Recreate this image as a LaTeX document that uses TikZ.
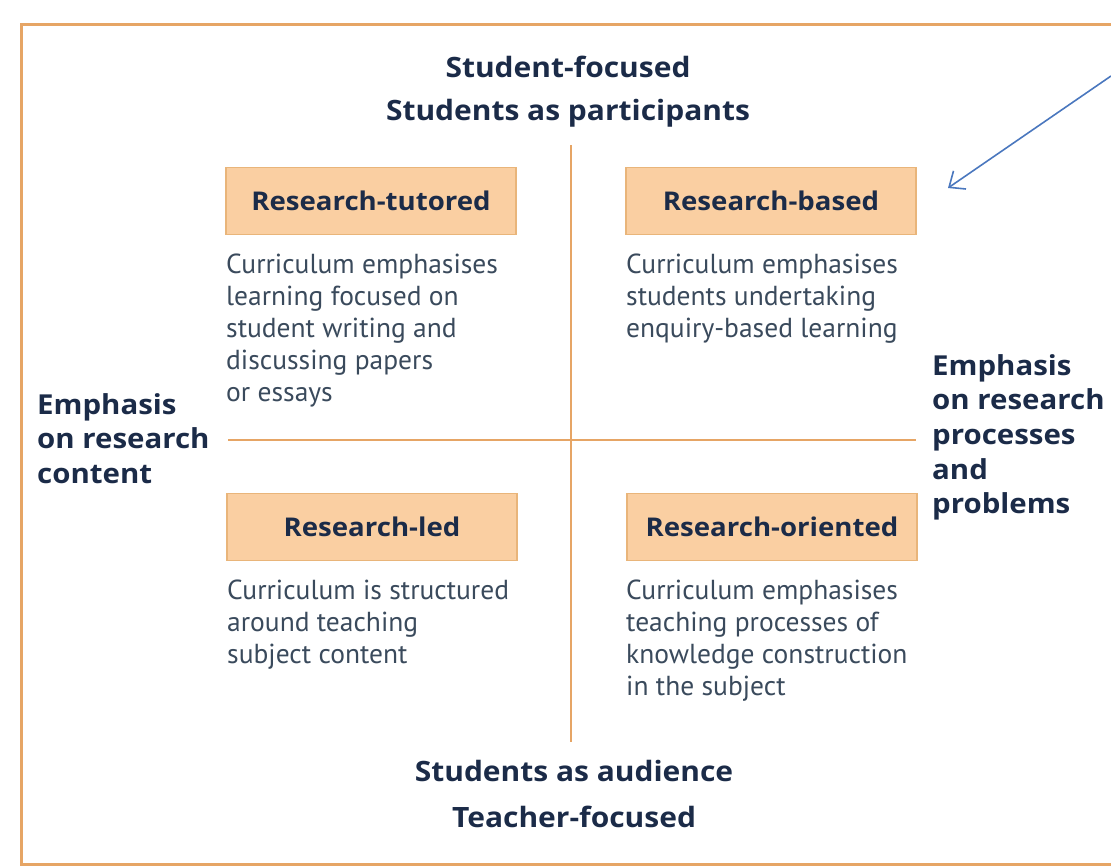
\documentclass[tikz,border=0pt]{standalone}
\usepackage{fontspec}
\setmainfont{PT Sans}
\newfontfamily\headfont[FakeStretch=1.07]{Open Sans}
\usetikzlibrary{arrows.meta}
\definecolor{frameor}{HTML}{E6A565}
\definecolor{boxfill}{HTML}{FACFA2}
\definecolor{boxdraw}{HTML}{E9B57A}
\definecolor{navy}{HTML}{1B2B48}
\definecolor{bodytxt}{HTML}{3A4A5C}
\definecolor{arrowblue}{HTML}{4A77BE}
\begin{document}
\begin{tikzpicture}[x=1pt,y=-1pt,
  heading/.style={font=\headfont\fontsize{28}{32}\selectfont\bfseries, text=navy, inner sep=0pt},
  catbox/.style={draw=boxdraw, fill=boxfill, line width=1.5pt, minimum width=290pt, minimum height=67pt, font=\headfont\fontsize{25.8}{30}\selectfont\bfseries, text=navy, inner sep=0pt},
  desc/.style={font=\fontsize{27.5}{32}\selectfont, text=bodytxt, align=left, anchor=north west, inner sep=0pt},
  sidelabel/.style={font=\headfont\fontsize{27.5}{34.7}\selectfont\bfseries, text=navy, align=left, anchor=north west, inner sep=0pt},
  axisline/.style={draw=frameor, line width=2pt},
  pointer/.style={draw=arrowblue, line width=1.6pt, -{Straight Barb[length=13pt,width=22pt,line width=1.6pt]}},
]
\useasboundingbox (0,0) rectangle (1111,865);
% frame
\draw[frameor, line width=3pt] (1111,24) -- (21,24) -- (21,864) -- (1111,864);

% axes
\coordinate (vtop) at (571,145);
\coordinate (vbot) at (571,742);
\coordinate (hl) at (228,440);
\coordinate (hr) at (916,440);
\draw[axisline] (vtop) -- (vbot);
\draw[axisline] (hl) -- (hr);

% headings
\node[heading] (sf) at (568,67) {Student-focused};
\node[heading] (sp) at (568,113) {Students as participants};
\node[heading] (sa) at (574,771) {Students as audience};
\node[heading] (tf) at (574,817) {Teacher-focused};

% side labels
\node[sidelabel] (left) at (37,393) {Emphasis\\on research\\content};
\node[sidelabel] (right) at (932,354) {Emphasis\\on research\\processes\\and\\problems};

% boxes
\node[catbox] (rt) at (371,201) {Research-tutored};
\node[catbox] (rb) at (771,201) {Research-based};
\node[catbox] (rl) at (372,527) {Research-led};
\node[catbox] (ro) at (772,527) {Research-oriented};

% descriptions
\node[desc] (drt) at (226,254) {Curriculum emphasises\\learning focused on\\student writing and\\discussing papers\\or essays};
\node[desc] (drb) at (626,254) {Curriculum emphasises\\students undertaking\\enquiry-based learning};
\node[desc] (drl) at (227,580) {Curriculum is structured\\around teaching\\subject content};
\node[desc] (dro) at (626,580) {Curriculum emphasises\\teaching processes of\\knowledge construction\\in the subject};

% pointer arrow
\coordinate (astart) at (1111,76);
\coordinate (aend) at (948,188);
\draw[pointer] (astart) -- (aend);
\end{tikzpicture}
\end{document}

**SHORT PROBLEM**.
In your copy of the listing above, reproduce each line exactly and omit all pictures.

**RESPONSE TO THIS TASK**.
Recreate this image as a LaTeX document that uses TikZ.
\documentclass[tikz,border=0pt]{standalone}
\usepackage{fontspec}
\setmainfont{PT Sans}
\newfontfamily\headfont[FakeStretch=1.07]{Open Sans}
\usetikzlibrary{arrows.meta}
\definecolor{frameor}{HTML}{E6A565}
\definecolor{boxfill}{HTML}{FACFA2}
\definecolor{boxdraw}{HTML}{E9B57A}
\definecolor{navy}{HTML}{1B2B48}
\definecolor{bodytxt}{HTML}{3A4A5C}
\definecolor{arrowblue}{HTML}{4A77BE}
\begin{document}
\begin{tikzpicture}[x=1pt,y=-1pt,
  heading/.style={font=\headfont\fontsize{28}{32}\selectfont\bfseries, text=navy, inner sep=0pt},
  catbox/.style={draw=boxdraw, fill=boxfill, line width=1.5pt, minimum width=290pt, minimum height=67pt, font=\headfont\fontsize{25.8}{30}\selectfont\bfseries, text=navy, inner sep=0pt},
  desc/.style={font=\fontsize{27.5}{32}\selectfont, text=bodytxt, align=left, anchor=north west, inner sep=0pt},
  sidelabel/.style={font=\headfont\fontsize{27.5}{34.7}\selectfont\bfseries, text=navy, align=left, anchor=north west, inner sep=0pt},
  axisline/.style={draw=frameor, line width=2pt},
  pointer/.style={draw=arrowblue, line width=1.6pt, -{Straight Barb[length=13pt,width=22pt,line width=1.6pt]}},
]
\useasboundingbox (0,0) rectangle (1111,865);
% frame
\draw[frameor, line width=3pt] (1111,24) -- (21,24) -- (21,864) -- (1111,864);

% axes
\coordinate (vtop) at (571,145);
\coordinate (vbot) at (571,742);
\coordinate (hl) at (228,440);
\coordinate (hr) at (916,440);
\draw[axisline] (vtop) -- (vbot);
\draw[axisline] (hl) -- (hr);

% headings
\node[heading] (sf) at (568,67) {Student-focused};
\node[heading] (sp) at (568,113) {Students as participants};
\node[heading] (sa) at (574,771) {Students as audience};
\node[heading] (tf) at (574,817) {Teacher-focused};

% side labels
\node[sidelabel] (left) at (37,393) {Emphasis\\on research\\content};
\node[sidelabel] (right) at (932,354) {Emphasis\\on research\\processes\\and\\problems};

% boxes
\node[catbox] (rt) at (371,201) {Research-tutored};
\node[catbox] (rb) at (771,201) {Research-based};
\node[catbox] (rl) at (372,527) {Research-led};
\node[catbox] (ro) at (772,527) {Research-oriented};

% descriptions
\node[desc] (drt) at (226,254) {Curriculum emphasises\\learning focused on\\student writing and\\discussing papers\\or essays};
\node[desc] (drb) at (626,254) {Curriculum emphasises\\students undertaking\\enquiry-based learning};
\node[desc] (drl) at (227,580) {Curriculum is structured\\around teaching\\subject content};
\node[desc] (dro) at (626,580) {Curriculum emphasises\\teaching processes of\\knowledge construction\\in the subject};

% pointer arrow
\coordinate (astart) at (1111,76);
\coordinate (aend) at (948,188);
\draw[pointer] (astart) -- (aend);
\end{tikzpicture}
\end{document}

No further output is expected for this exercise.